### Stated goal
Extract the whole listing as it stands. Do not include the pictures.

::::::::::

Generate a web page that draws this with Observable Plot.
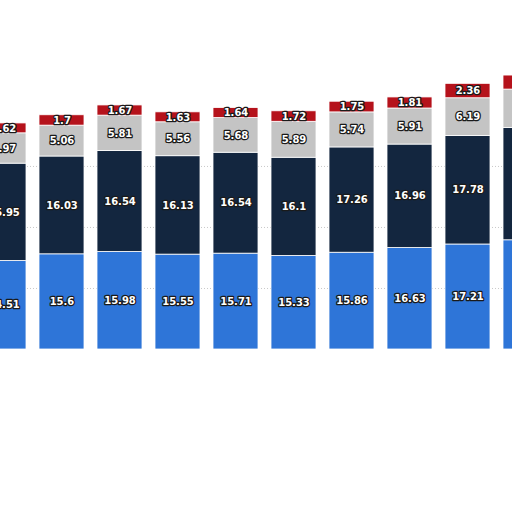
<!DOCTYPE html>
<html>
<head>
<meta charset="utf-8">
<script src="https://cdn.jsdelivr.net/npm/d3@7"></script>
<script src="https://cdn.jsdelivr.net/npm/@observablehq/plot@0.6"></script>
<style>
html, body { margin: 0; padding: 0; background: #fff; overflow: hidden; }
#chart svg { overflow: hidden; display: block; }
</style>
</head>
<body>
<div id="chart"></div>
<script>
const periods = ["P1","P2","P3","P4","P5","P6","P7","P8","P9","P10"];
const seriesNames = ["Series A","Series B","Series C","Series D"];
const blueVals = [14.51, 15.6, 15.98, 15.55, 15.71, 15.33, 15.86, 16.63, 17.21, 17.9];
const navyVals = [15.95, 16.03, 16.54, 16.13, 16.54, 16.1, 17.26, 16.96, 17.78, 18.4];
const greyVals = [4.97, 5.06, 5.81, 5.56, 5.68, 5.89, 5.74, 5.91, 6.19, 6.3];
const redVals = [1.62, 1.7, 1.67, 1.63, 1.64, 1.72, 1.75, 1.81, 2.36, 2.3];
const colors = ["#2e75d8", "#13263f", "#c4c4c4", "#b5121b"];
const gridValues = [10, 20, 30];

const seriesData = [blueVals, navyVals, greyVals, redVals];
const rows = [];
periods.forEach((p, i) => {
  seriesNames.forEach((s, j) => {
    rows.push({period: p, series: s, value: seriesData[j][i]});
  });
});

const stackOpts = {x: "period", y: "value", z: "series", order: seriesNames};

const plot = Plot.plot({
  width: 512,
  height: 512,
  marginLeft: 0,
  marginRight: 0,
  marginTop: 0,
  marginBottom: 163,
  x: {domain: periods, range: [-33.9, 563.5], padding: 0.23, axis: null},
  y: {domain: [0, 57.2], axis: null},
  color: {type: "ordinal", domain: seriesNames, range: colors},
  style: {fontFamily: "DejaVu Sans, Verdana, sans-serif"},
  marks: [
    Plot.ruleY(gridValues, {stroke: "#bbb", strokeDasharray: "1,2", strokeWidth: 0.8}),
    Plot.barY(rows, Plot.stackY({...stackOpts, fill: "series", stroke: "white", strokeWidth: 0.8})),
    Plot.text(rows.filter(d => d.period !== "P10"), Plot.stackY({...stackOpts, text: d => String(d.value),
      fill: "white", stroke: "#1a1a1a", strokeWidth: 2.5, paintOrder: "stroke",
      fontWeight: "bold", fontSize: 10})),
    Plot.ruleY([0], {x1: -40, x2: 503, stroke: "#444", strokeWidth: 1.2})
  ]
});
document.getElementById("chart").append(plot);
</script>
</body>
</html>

::::::::::

### Solved problem
Generate a web page that draws this with Observable Plot.
<!DOCTYPE html>
<html>
<head>
<meta charset="utf-8">
<script src="https://cdn.jsdelivr.net/npm/d3@7"></script>
<script src="https://cdn.jsdelivr.net/npm/@observablehq/plot@0.6"></script>
<style>
html, body { margin: 0; padding: 0; background: #fff; overflow: hidden; }
#chart svg { overflow: hidden; display: block; }
</style>
</head>
<body>
<div id="chart"></div>
<script>
const periods = ["P1","P2","P3","P4","P5","P6","P7","P8","P9","P10"];
const seriesNames = ["Series A","Series B","Series C","Series D"];
const blueVals = [14.51, 15.6, 15.98, 15.55, 15.71, 15.33, 15.86, 16.63, 17.21, 17.9];
const navyVals = [15.95, 16.03, 16.54, 16.13, 16.54, 16.1, 17.26, 16.96, 17.78, 18.4];
const greyVals = [4.97, 5.06, 5.81, 5.56, 5.68, 5.89, 5.74, 5.91, 6.19, 6.3];
const redVals = [1.62, 1.7, 1.67, 1.63, 1.64, 1.72, 1.75, 1.81, 2.36, 2.3];
const colors = ["#2e75d8", "#13263f", "#c4c4c4", "#b5121b"];
const gridValues = [10, 20, 30];

const seriesData = [blueVals, navyVals, greyVals, redVals];
const rows = [];
periods.forEach((p, i) => {
  seriesNames.forEach((s, j) => {
    rows.push({period: p, series: s, value: seriesData[j][i]});
  });
});

const stackOpts = {x: "period", y: "value", z: "series", order: seriesNames};

const plot = Plot.plot({
  width: 512,
  height: 512,
  marginLeft: 0,
  marginRight: 0,
  marginTop: 0,
  marginBottom: 163,
  x: {domain: periods, range: [-33.9, 563.5], padding: 0.23, axis: null},
  y: {domain: [0, 57.2], axis: null},
  color: {type: "ordinal", domain: seriesNames, range: colors},
  style: {fontFamily: "DejaVu Sans, Verdana, sans-serif"},
  marks: [
    Plot.ruleY(gridValues, {stroke: "#bbb", strokeDasharray: "1,2", strokeWidth: 0.8}),
    Plot.barY(rows, Plot.stackY({...stackOpts, fill: "series", stroke: "white", strokeWidth: 0.8})),
    Plot.text(rows.filter(d => d.period !== "P10"), Plot.stackY({...stackOpts, text: d => String(d.value),
      fill: "white", stroke: "#1a1a1a", strokeWidth: 2.5, paintOrder: "stroke",
      fontWeight: "bold", fontSize: 10})),
    Plot.ruleY([0], {x1: -40, x2: 503, stroke: "#444", strokeWidth: 1.2})
  ]
});
document.getElementById("chart").append(plot);
</script>
</body>
</html>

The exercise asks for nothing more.